ДЕТСТВО
Мама
Маму мою вызвали в КГБ, огласили приговор и дали расписаться. Она пришла, опухшая от слез, и сказала, что отцу дали десять лет без права переписки. Я не знал тогда, что это выражение – синоним расстрела.
Позже, на одном из первых допросов, следователь капитан Лысов, ученик отца, с некоторым злорадством сказал, что отца расстреляли. Мне было шестнадцать лет, и в абсурдной запальчивости я возразил:
- Нет, ему дали десять лет без права переписки...
- Кто тебе это сказал?
- Маму вызывали в ваше управление и там сказали...
Он вынул из стола заранее приготовленную бумагу, в руки прочитать не дал и, закрывая основной текст чистым листом, с не слишком злобным ехидством показал только слова: «... к высшей мере наказания – расстрелу» и мамину подпись.
Первую треть жизни, до поступления в МГУ, я жил со своей мамой. Родос Ритой Яковлевной (в девичестве Ревекка Ратнер). Помню ее еще примужней, веселой и пригожей еврейской женщиной, смуглой брюнеткой, с хорошей, хотя уже и начинающей полнеть фигурой. На фоне теперешней моды на девушек, похожих на суповой набор, моя мама была дамой «приятной полноты». Грудь, талия, бедра. Мода на длинные ноги появилась через три поколения.
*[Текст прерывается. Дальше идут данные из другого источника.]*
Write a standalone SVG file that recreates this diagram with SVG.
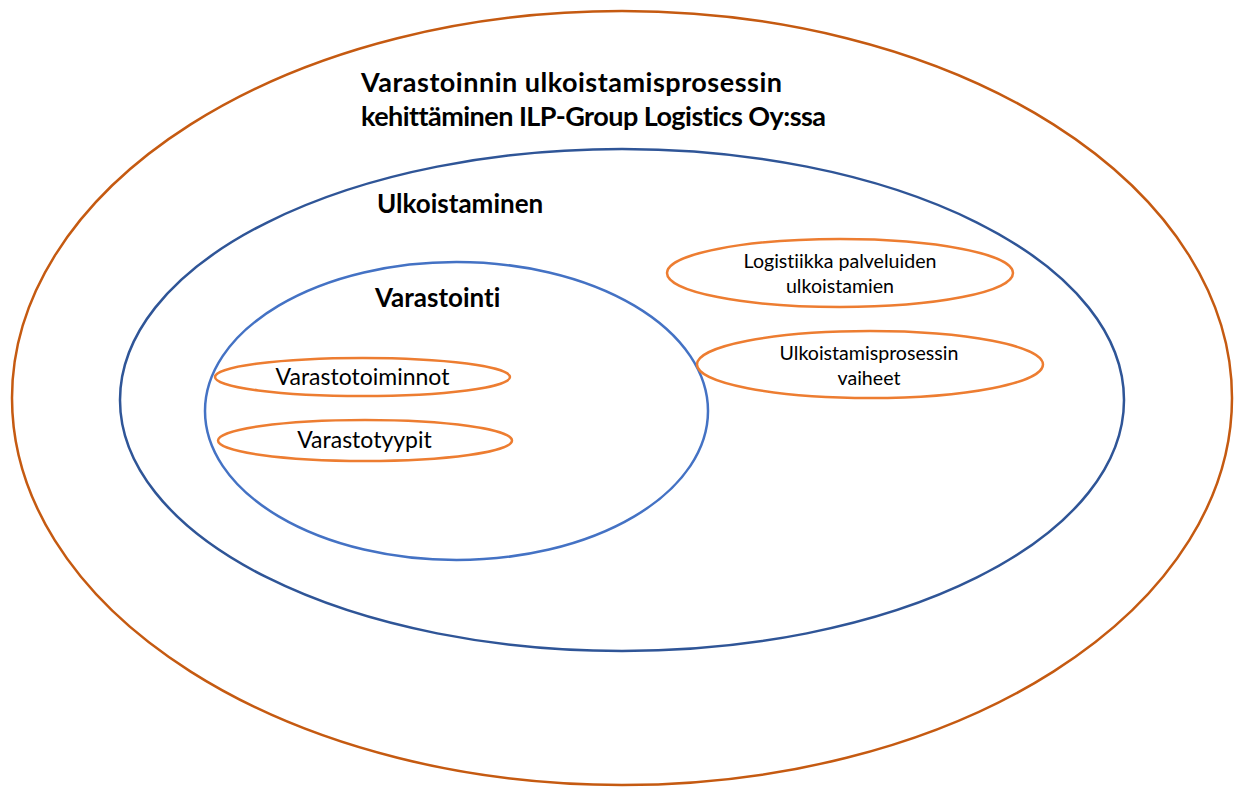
<svg xmlns="http://www.w3.org/2000/svg" width="1242" height="787" viewBox="0 0 1242 787">
<style>
.t{font-family:Lato,"Open Sans","Liberation Sans",sans-serif;fill:#000;font-variant-ligatures:none}
.b{font-weight:bold;font-size:26px}
.h{font-weight:bold;font-size:27px}
.o{fill:none;stroke:#ED7D31;stroke-width:2.5}
.s{font-size:19.6px}
</style>
<rect width="1242" height="787" fill="#fff"/>
<g id="outer">
<ellipse cx="622" cy="398" rx="610" ry="387" fill="none" stroke="#C55A11" stroke-width="2.5"/>
<text class="t h" x="361" y="92" textLength="421">Varastoinnin ulkoistamisprosessin</text>
<text class="t h" x="361" y="126" textLength="465">kehittäminen ILP-Group Logistics Oy:ssa</text>
</g>
<g id="ulkoistaminen">
<ellipse cx="622" cy="400" rx="502" ry="251" fill="none" stroke="#2F5597" stroke-width="2.5"/>
<text class="t b" x="377" y="213">Ulkoistaminen</text>
</g>
<g id="varastointi">
<ellipse cx="456.5" cy="411" rx="251.5" ry="149" fill="none" stroke="#4472C4" stroke-width="2.5"/>
<text class="t b" x="375" y="307">Varastointi</text>
</g>
<g id="varastotoiminnot">
<ellipse class="o" cx="362.5" cy="377" rx="147.5" ry="19"/>
<text class="t" x="362.5" y="385" font-size="23" text-anchor="middle">Varastotoiminnot</text>
</g>
<g id="varastotyypit">
<ellipse class="o" cx="365" cy="440.5" rx="147" ry="20.5"/>
<text class="t" x="364.5" y="448" font-size="23" text-anchor="middle">Varastotyypit</text>
</g>
<g id="logistiikka">
<ellipse class="o" cx="840" cy="273" rx="173" ry="34"/>
<text class="t s" x="840" y="268" text-anchor="middle">Logistiikka palveluiden</text>
<text class="t s" x="840" y="293" text-anchor="middle">ulkoistamien</text>
</g>
<g id="vaiheet">
<ellipse class="o" cx="870" cy="364.5" rx="173" ry="33.5"/>
<text class="t s" x="869" y="360" text-anchor="middle">Ulkoistamisprosessin</text>
<text class="t s" x="869" y="385" text-anchor="middle">vaiheet</text>
</g>
<g id="connectors"></g>
</svg>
Мама была заметно выше отца.
В соответствии с социальным статусом наша семья жила в Москве в роскошной квартире, в хорошей – в Симферополе и там же – в ужасной, в которой мама и умерла.
Вот она умерла...
Тут много моей вины... Много забот, мало внимания, мало любви. Главная вина, определяющая, - я никогда не ценил маму. И сейчас вспоминаю ее не каждый месяц, и то на короткий миг, по какому-то конкретному поводу. Об отце же я думаю каждый день, иногда исступленно.
Вся моя жизнь, как в непреодолимой для меня пропасти, в глубокой тени моего отца, его жуткой судьбы.
ОТЕЦ
Арестовали его в Киеве, где он был после увольнения из КГБ на курсах связистов, полгода уже, без нас, без семьи. Да и до этого... До конца войны, так и не знаю где. Где-то вне дома. Кого пытал? Кого расстреливал? Не знаю и не стремлюсь узнать. Я ведь не историк. Я – сын.
Мне и без того с головой хватает того, что знаю. Захлебываюсь.
Потом в Москве я не видел его неделями: я просыпался – его нет, на работе, ложился спать – он все еще на работе. Приходил ночью, уходил ночью – такая бандитская работа. У детской поэтессы Елены Благининой был стих со словами: «Я очень люблю отца своего, но только никак не увижу его». Не знаю, не помню, о ком писала поэтесса, наверняка о другом чекисте, заплечных дел мастере, но мама настойчиво и многократно убеждала меня, что это обо мне и моем отце (а другие строчки этой же поэтессы: «Вот какая мама, золотая прямо – о ней).
Помню себя у отца на руках, он ходит по комнатам, называет меня Мишка («Мишка-пишка, я иногда уписивался по ночам). Может быть, он делал это много раз, часто, но запомнил я только один случай: папа приготовил всем еду. На большой сковородке яичница с помидорами – не бог весть какая еда, но зато сам папа делал. Иногда для всех сразу он нарезал арбуз. Арбузы он выбирал на звук, щелчками, это у меня от него. Резал, высекая острые углы, то вверх, то вниз, потом разваливал арбуз, и получались как бы две короны. Наверное, просто, но сам я не пробовал и больше не встречал.
Один раз в жизни, уже в Симферополе, он со мной играл, водился в коридоре в футбол и злонамеренно, но шутливо толкал меня своим пузом.
Ни разу в жизни мы не разговаривали с отцом.
Наедине, по-мужски, как отец с сыном. Никогда, ни разу.
Горюю об этом.
Любимым ребенком отца была моя старшая сестра – Неля. Вот с ней, по рассказам мамы, он много разговаривал, водил ее по театрам и выставкам, знакомил, что-то объяснял. Никакой ревности. Неля ведь на целых девять лет старше меня. И давно уже умерла.